Signs of bottoming will be seen among technical indicators that measure price momentum, especially now that there has been a one-week swing of 3% or more (basis S&P, from intraday high to low). Once a drop has exceeded 3%, the leg isn't likely to be retraced until MACD & RSI have become "oversold." Notice the nearby S&P chart from the last big drop. RSI fell to oversold levels on March 5 - not necessarily ending the drop, so much as making it vulnerable to ending. The oversold market bounced as oversold markets tend to do, and then the oversold bottom was retested as oversold bottoms tend to be. S&P printed a new low intraday but MACD & RSI diverged positively, which buyers soon exploited, and continued exploiting through last Monday's record high.

Fast forward to the market's current challenge, which has also fallen more than 3%. The chart below depicts RSI, which is far from becoming oversold. Even in the event that last week's high were retested before S&Ps shed another tick, the 3% rule would have predefined the retest as just that - a retest, and not the rally's resumption.

A retest of last week's high would allow older, lower-priced data to be replaced by more recent higher prices. As a consequence RSI could become oversold more easily, without requiring S&P to dip much further than last week's lows. This doesn't mean a bottom would appear sooner - only that a bottom could appear sooner.
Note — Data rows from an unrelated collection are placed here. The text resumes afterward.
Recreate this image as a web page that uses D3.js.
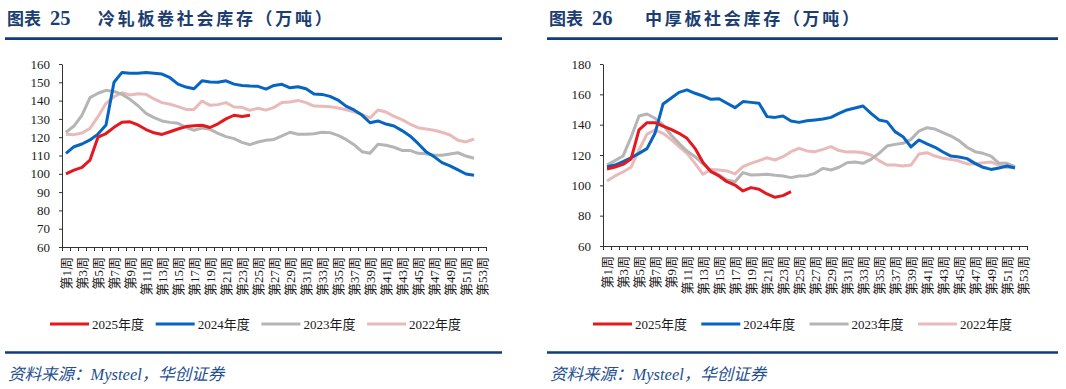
<!DOCTYPE html>
<html><head><meta charset="utf-8">
<script src="https://cdn.jsdelivr.net/npm/d3@7"></script>
<style>
body{margin:0;background:#fff;}
svg{display:block;}
.tick text{font-family:"Liberation Serif","Noto Sans CJK SC",serif;font-size:13px;fill:#1a1a1a;}
</style>
</head><body>
<svg id="c" width="1066" height="389"></svg>
<script>
// ---------- data ----------
const weeks = d3.range(1, 54).map(i => `第${i}周`);
const seriesNames = ["2025年度", "2024年度", "2023年度", "2022年度"];
const seriesColors = ["#E5171F", "#0565C0", "#B5B5B5", "#E8BAB9"];

// 冷轧板卷社会库存（万吨）
const crc2025 = [100,102,103.5,107.5,120,122,125.4,128.2,128.4,126.7,124.2,122.4,121.5,123,124.5,125.8,126.3,126.5,125.3,127.3,130,132,131.3,132];
const crc2024 = [111.2,114.8,116.3,118.5,121.7,126.7,150,155.4,155,155,
                 155.3,154.9,154.5,152.5,149,147.4,146.5,150.8,150.2,150,
                 150.8,149,148.3,148,147.8,146.3,148.3,148.9,147,147.6,
                 146.5,143.6,143.4,142.3,140.3,137,134.9,132.1,127.9,128.9,
                 127.2,126.1,123.6,120.7,116.6,112.1,109.4,106.1,104.3,102.1,99.9,99.2];
const crc2023 = [122.7,126.1,132.1,141.6,144,145.6,145,143.4,140.7,137.2,
                 133,130.7,128.9,128.1,127.6,125.4,123.8,125,124.3,122.1,
                 120.3,119.2,117.2,115.9,117.4,118.3,118.8,120.7,122.7,121.6,
                 121.6,121.9,122.7,122.5,121,118.8,115.9,112.1,111.2,116.1,
                 115.6,114.5,112.8,112.8,111.2,111,110.1,110.1,110.8,111.5,109.7,108.5];
const crc2022 = [121.6,121.4,122.3,124.8,131.2,138.5,142.1,144.3,143.1,143.8,
                 143.4,140.9,138.9,138,136.7,135.2,135.2,139.8,137.4,137.8,
                 138.9,136.5,136.3,134.7,135.8,134.8,136.3,139,139.2,140.1,
                 138.9,137,136.9,136.7,136,135,133.9,132.3,130.5,134.9,
                 133.8,131.4,129.6,127.2,125.2,124.5,123.8,122.7,121.2,118.3,117.4,119];
const crcTicks = [60,70,80,90,100,110,120,130,140,150,160];

// 中厚板社会库存（万吨）
const plate2025 = [110.8,112.1,113.8,117.3,136.5,141.3,141.3,139.1,136.9,134.3,131,124.4,115,109,106.2,102.4,100.2,96.3,98.5,97.4,94.3,92.1,93.2,95.8];
const plate2024 = [112.3,113.4,115.6,118.2,121.1,124.2,134.3,153.6,157.4,161.3,
                   162.9,160.7,158.9,156.7,157.1,154.1,151.2,155.2,154.7,154.1,
                   145.3,144.8,145.7,142.4,141.5,142.6,143.1,143.7,144.8,147.5,
                   149.7,151,152.3,147.5,143.1,142,135.4,132.1,125.3,129.9,
                   127.3,125.1,122,119.3,118.7,117.6,114.5,111.9,110.5,111.4,112.7,111.4];
const plate2023 = [113.4,116.3,119.3,131.6,145.7,147,144.2,139.8,133.2,127.7,
                   122.6,118.9,114.1,109.7,106.8,103.5,102.4,108.4,106.8,107,
                   107.3,106.6,106.2,105.1,106.2,106.4,107.9,111.2,110.1,111.9,
                   114.9,115.4,114.5,117.1,121.1,125.9,127,127.7,130.3,135.8,
                   138,137.1,134.7,132.5,129.5,125.1,122.2,121.1,119.3,114.5,114.5,112.3];
const plate2022 = [102.9,106.2,108.8,111.9,123.3,133.8,136.5,134.3,130.3,125.5,
                   121.1,114.5,107.3,110.5,110.1,109.5,107.5,112.3,114.5,116.3,
                   118.2,116.7,118.9,122.2,124.4,122.7,122.2,123.7,125.5,122.9,
                   122,122.2,121.5,120,116.3,113.4,113.4,112.7,113.4,120.7,
                   121.5,119.3,117.8,117.1,116,114.1,114.1,114.9,115.4,113.2,111.6,112.3];
const plateTicks = [60,80,100,120,140,160,180];

const panels = [
  {num:"25", title:"冷轧板卷社会库存（万吨）", left:0, titleX:7, mainX:98, ruleX0:5, ruleX1:502,
   x0:62, x1:486, yTop:64, yBot:247, ticks:crcTicks,
   series:[crc2025, crc2024, crc2023, crc2022], legendX:50, legendStep:105.7},
  {num:"26", title:"中厚板社会库存（万吨）", left:0, titleX:549, mainX:645, ruleX0:547, ruleX1:1058,
   x0:603, x1:1027, yTop:64, yBot:246, ticks:plateTicks,
   series:[plate2025, plate2024, plate2023, plate2022], legendX:593, legendStep:108.3}
];

const svg = d3.select("#c");
svg.append("rect").attr("width",1066).attr("height",389).attr("fill","#fff");

panels.forEach(p => {
  // title
  const t = svg.append("text").attr("x", p.titleX).attr("y", 25).attr("fill", "#1B3D70")
     .style("font-weight", "bold");
  t.append("tspan").text("图表").style("font-family", "'Noto Sans CJK SC'").style("font-size", "17px").style("letter-spacing","0px");
  t.append("tspan").attr("dx", 9).text(p.num).style("font-family", "'Liberation Serif'").style("font-size", "20.5px");
  t.append("tspan").attr("x", p.mainX).text(p.title).style("font-family", "'Noto Sans CJK SC'").style("font-size", "17px").style("letter-spacing", "2.7px");
  svg.append("line").attr("x1", p.ruleX0).attr("x2", p.ruleX1).attr("y1", 38.6).attr("y2", 38.6)
     .attr("stroke", "#0E3C7E").attr("stroke-width", 2.6);
  svg.append("line").attr("x1", p.ruleX0).attr("x2", p.ruleX1).attr("y1", 352.5).attr("y2", 352.5)
     .attr("stroke", "#0E3C7E").attr("stroke-width", 2.6);
  svg.append("text").attr("x", p.titleX + 1).attr("y", 380).attr("fill", "#23508F")
     .style("font-family", "'Liberation Serif','Noto Sans CJK SC'").style("font-style", "italic").style("font-size", "16.5px")
     .text("资料来源：Mysteel，华创证券");

  // scales
  const xb = d3.scaleBand().domain(weeks).range([p.x0, p.x1]).padding(0);
  const xl = d3.scaleLinear().domain([0, weeks.length]).range([p.x0, p.x1]);
  const y = d3.scaleLinear().domain(d3.extent(p.ticks)).range([p.yBot, p.yTop]);

  // y axis
  const ya = svg.append("g").attr("transform", `translate(${p.x0},0)`)
     .call(d3.axisLeft(y).tickValues(p.ticks).tickSize(3).tickSizeOuter(0).tickPadding(9));
  ya.selectAll("path,line").attr("stroke", "#333");

  // x axis tick marks at category boundaries
  const xa = svg.append("g").attr("transform", `translate(0,${p.yBot})`)
     .call(d3.axisBottom(xl).tickValues(d3.range(0, weeks.length + 1)).tickSize(4).tickSizeOuter(0).tickFormat(""));
  xa.selectAll("path,line").attr("stroke", "#333");
  // x labels
  const xlab = svg.append("g").attr("transform", `translate(0,${p.yBot})`)
     .call(d3.axisBottom(xb).tickValues(weeks.filter((d, i) => i % 2 === 0)).tickSize(0));
  xlab.select(".domain").remove();
  xlab.selectAll("text").attr("transform", "rotate(-90)").attr("x", -10).attr("y", 0)
     .attr("dy", "0.36em").style("text-anchor", "end");

  // lines (draw oldest first so 2025 is on top)
  const line = d3.line().x((d, i) => xb(weeks[i]) + xb.bandwidth() / 2).y(d => y(d));
  for (let k = p.series.length - 1; k >= 0; k--) {
    svg.append("path").datum(p.series[k]).attr("d", line).attr("fill", "none")
       .attr("stroke", seriesColors[k]).attr("stroke-width", 3).attr("stroke-linejoin", "round");
  }

  // legend
  seriesNames.forEach((n, k) => {
    const lx = p.legendX + k * p.legendStep;
    svg.append("line").attr("x1", lx).attr("x2", lx + 39).attr("y1", 324).attr("y2", 324)
       .attr("stroke", seriesColors[k]).attr("stroke-width", 3);
    svg.append("text").attr("x", lx + 42).attr("y", 328.5).attr("fill", "#1a1a1a")
       .style("font-family", "'Liberation Serif','Noto Sans CJK SC'").style("font-size", "13px").text(n);
  });
});
</script>
</body></html>
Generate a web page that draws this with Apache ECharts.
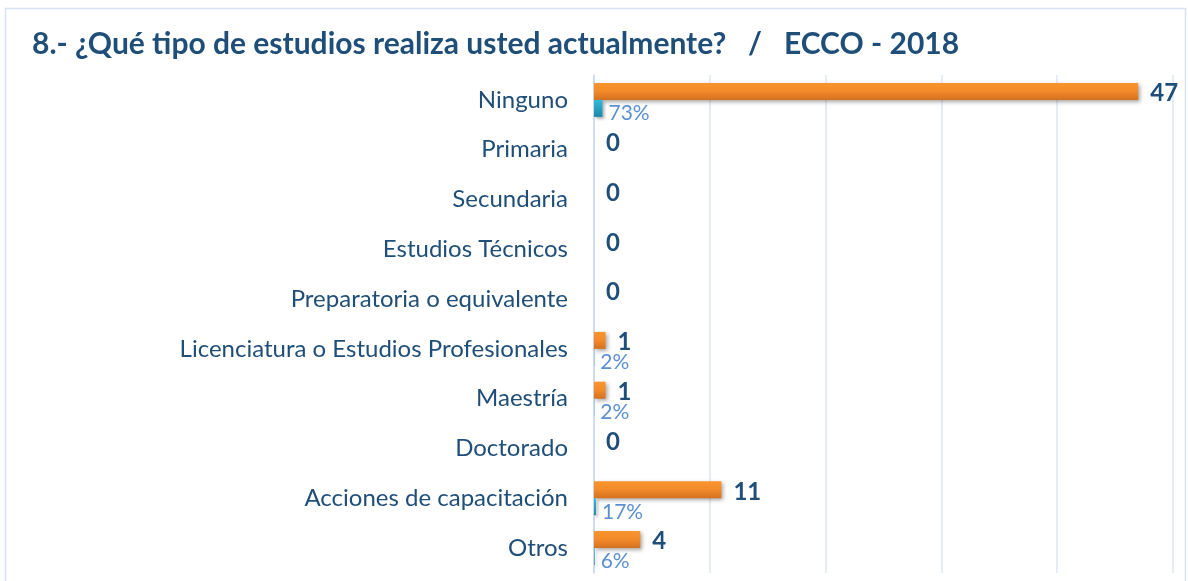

The above scenario would require Friday's bounce to extend higher this week, almost without any delay. But as of this moment there has been no such signal. Instead, the active pattern says Friday's bounce already corrected the S&Ps mid-week drop, and the decline can now resume to lower lows. A higher high intraday is irrelevant; a higher close would begin to invalidate the correction scenario, while a new relative low close would confirm it.

Refer back to the nearby chart, this time noticing the highlighted "Pivotal Correction." The setup forms when any four price points align as shown: A high and a higher high (Points 1 and 3, respectively) followed by a drop (Point 4) under their interim low (Point 2). Point 5 is currently in the making, and still has some room if needed. But now that Point 2 has been retraced, the next downleg is free to begin.

The next downleg's target can be defined more precisely while the leg develops and offers more clues. The leg's measurements are derived from a combination of the high, low and close from Points 1 and 4. Any two points are then extended by 61.8%, 100% or 161.8%, depending upon those forthcoming clues. The most likely targets are noted.

Summer rallies are rare, and not generally good bets. It's difficult to generate sponsorship for trending either way during the summer. The pathetic MACD & RSI readings at May and June's highs (depicted in the above chart) suggest that the rally's most recent leg was a bridge too far. The same readings at February's high allowed March's lows to serve as a buying opportunity. The season has since changed, and the next buying opportunity might still be another season away.